◆ **Problem to work on**:
Skip the pictures, please, and write out exactly the lines from the opening of the data through the line containing "time_ticks = [0, 4, 16, 52, 56]".

◆ **Extracted material**:
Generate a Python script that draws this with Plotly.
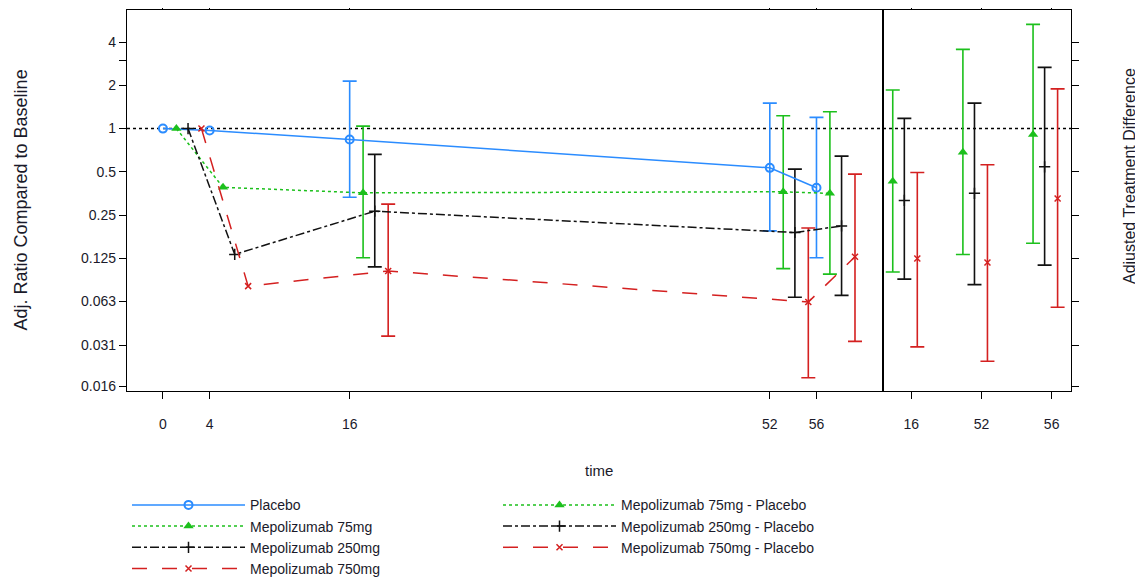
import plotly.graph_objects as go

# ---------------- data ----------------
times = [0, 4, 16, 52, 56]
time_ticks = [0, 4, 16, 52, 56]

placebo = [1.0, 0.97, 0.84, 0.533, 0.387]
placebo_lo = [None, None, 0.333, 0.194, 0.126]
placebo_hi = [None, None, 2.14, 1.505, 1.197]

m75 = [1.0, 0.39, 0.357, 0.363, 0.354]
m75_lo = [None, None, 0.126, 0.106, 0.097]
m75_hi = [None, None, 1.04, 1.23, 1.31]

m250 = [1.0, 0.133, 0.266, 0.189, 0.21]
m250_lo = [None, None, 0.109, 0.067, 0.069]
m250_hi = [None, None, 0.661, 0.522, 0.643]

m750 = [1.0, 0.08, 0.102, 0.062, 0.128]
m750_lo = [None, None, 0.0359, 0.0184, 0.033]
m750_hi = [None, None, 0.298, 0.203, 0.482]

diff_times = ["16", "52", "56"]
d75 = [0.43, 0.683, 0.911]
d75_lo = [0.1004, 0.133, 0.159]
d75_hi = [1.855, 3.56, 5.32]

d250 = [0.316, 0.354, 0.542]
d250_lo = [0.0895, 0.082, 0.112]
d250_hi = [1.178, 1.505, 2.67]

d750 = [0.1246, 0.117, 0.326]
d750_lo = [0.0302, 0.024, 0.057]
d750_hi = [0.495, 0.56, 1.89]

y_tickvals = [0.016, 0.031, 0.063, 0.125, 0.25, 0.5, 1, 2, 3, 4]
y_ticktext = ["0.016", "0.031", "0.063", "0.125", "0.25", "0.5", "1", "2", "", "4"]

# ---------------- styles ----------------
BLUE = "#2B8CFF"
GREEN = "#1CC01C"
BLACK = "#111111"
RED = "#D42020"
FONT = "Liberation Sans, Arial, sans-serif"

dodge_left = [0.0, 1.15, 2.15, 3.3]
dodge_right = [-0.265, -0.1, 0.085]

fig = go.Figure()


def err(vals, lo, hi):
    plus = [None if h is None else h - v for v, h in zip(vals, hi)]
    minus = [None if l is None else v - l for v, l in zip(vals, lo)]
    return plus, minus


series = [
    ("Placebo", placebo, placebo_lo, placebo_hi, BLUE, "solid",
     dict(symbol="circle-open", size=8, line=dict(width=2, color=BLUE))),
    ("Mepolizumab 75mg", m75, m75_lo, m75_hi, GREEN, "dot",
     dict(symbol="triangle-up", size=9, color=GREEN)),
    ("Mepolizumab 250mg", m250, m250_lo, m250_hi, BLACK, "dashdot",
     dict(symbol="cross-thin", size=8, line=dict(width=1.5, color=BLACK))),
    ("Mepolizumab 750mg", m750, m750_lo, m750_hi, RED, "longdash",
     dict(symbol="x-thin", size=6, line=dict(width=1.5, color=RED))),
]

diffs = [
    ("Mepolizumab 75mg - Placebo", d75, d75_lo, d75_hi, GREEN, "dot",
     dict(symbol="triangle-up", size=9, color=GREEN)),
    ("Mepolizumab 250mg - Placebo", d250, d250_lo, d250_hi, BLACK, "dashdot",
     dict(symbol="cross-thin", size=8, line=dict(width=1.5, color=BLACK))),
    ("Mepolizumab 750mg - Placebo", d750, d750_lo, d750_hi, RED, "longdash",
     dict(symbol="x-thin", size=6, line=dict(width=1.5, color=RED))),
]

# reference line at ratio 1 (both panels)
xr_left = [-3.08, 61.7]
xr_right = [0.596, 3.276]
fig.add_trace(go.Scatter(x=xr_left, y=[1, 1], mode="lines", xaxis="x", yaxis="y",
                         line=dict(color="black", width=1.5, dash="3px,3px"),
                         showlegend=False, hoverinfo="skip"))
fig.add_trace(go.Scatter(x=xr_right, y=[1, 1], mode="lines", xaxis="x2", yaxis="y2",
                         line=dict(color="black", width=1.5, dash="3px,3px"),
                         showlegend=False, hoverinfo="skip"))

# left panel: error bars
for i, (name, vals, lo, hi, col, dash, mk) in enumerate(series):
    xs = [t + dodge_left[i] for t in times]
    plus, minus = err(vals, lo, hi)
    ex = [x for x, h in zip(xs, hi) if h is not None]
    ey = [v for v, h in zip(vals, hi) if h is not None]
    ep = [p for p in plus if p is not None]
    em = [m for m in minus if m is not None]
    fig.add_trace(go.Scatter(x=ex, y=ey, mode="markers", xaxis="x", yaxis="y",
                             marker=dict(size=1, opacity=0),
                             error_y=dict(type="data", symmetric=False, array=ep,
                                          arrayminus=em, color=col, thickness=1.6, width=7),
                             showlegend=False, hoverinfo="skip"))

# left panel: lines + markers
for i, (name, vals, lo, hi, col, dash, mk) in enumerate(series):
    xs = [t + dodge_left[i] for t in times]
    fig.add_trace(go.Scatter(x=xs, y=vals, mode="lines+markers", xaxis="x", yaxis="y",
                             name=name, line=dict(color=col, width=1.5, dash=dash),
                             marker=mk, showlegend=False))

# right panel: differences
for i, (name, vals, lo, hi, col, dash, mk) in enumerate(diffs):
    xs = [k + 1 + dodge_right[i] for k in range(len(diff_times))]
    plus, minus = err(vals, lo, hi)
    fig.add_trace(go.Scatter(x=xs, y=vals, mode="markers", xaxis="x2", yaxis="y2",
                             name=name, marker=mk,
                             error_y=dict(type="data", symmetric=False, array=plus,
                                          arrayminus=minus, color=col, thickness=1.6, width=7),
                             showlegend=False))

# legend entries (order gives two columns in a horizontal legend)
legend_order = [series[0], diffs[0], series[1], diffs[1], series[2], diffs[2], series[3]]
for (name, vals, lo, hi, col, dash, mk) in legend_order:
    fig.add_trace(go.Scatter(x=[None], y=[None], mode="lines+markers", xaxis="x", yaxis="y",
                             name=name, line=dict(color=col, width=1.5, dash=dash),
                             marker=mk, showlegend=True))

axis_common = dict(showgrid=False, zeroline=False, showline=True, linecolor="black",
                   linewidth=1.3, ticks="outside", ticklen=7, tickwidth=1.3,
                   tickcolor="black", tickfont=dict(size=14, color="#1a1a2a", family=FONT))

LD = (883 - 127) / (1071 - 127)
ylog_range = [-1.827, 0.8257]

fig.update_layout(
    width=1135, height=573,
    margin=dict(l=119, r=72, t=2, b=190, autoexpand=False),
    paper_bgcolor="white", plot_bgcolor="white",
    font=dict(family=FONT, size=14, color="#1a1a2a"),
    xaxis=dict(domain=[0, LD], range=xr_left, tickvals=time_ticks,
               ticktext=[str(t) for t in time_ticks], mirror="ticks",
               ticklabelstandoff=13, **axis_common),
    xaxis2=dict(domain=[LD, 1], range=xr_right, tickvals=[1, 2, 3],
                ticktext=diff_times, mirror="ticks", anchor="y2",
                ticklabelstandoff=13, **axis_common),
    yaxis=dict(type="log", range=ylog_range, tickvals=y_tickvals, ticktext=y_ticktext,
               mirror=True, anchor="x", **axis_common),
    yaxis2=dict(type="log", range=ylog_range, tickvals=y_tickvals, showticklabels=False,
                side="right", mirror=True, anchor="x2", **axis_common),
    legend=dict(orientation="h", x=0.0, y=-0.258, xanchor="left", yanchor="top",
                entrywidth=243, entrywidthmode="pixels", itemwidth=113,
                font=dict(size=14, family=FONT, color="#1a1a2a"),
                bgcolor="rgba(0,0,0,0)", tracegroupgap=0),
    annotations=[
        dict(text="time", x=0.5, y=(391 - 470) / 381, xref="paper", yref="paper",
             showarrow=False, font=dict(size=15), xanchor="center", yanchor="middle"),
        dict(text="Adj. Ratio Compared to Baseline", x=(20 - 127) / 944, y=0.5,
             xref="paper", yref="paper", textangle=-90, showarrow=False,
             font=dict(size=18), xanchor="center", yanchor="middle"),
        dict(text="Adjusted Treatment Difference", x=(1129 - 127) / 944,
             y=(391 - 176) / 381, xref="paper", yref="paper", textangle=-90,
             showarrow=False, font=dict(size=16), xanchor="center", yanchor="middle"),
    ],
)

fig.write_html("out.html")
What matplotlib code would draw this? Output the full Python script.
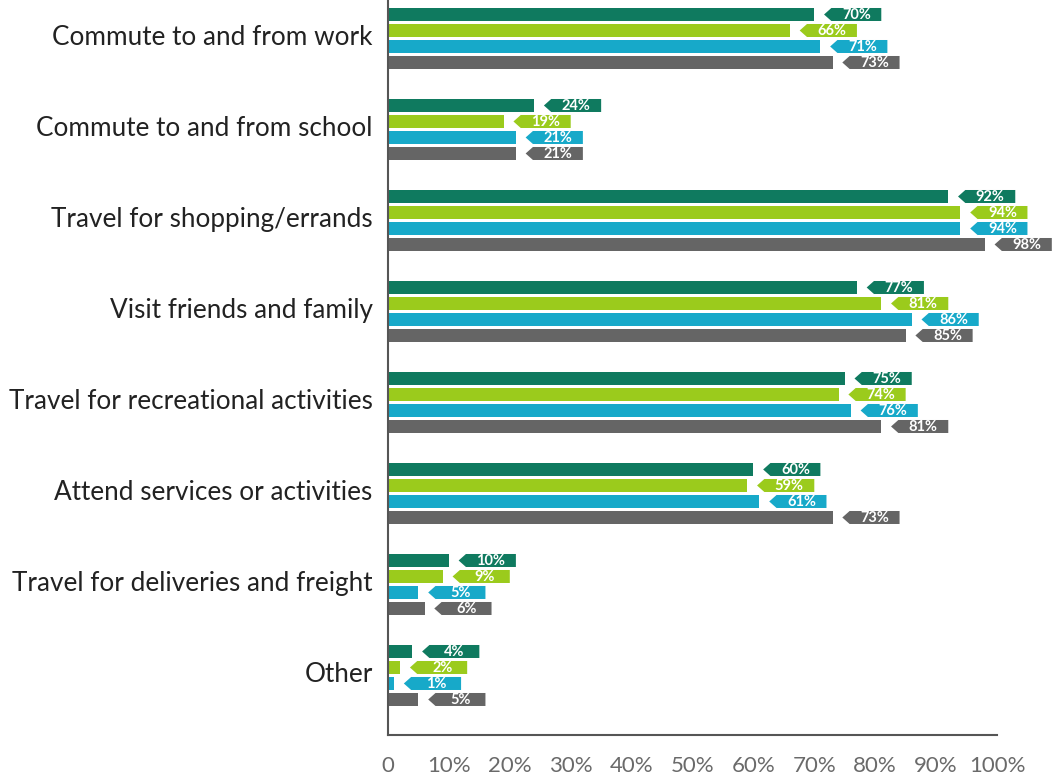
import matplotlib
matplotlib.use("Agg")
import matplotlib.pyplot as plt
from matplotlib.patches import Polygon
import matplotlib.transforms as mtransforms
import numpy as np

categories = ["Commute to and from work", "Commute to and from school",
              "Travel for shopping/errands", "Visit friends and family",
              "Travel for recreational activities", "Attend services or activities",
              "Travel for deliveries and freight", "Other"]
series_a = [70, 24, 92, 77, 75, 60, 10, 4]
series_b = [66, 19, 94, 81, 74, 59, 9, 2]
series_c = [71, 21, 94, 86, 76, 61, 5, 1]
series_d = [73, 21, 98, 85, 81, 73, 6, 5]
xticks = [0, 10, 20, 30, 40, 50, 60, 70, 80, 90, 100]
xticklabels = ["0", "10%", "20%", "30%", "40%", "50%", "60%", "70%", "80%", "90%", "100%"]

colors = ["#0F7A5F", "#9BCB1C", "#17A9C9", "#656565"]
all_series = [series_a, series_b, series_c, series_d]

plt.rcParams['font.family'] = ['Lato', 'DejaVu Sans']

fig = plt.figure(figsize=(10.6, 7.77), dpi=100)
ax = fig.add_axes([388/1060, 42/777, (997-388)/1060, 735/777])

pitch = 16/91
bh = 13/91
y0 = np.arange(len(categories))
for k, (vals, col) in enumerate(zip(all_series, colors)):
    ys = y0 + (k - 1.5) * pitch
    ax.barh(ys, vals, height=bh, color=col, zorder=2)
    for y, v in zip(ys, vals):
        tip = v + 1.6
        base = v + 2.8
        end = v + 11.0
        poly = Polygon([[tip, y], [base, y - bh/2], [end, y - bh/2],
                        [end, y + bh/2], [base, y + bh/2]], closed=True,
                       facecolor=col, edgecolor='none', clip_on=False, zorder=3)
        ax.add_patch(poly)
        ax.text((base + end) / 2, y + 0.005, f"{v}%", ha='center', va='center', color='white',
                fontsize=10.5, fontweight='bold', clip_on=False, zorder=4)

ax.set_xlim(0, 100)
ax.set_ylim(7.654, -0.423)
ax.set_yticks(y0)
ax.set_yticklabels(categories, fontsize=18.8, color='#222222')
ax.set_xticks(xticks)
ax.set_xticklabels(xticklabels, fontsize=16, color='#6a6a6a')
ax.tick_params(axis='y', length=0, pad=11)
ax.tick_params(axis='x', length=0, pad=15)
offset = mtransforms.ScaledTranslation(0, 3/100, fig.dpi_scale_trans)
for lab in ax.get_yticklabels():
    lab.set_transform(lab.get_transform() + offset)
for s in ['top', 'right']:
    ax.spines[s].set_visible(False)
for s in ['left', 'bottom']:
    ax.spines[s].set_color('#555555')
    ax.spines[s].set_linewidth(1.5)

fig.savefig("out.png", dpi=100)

◆ **Response**:
Generate a Python script that draws this with Plotly.
import plotly.graph_objects as go

# ---------------- data ----------------
times = [0, 4, 16, 52, 56]
time_ticks = [0, 4, 16, 52, 56]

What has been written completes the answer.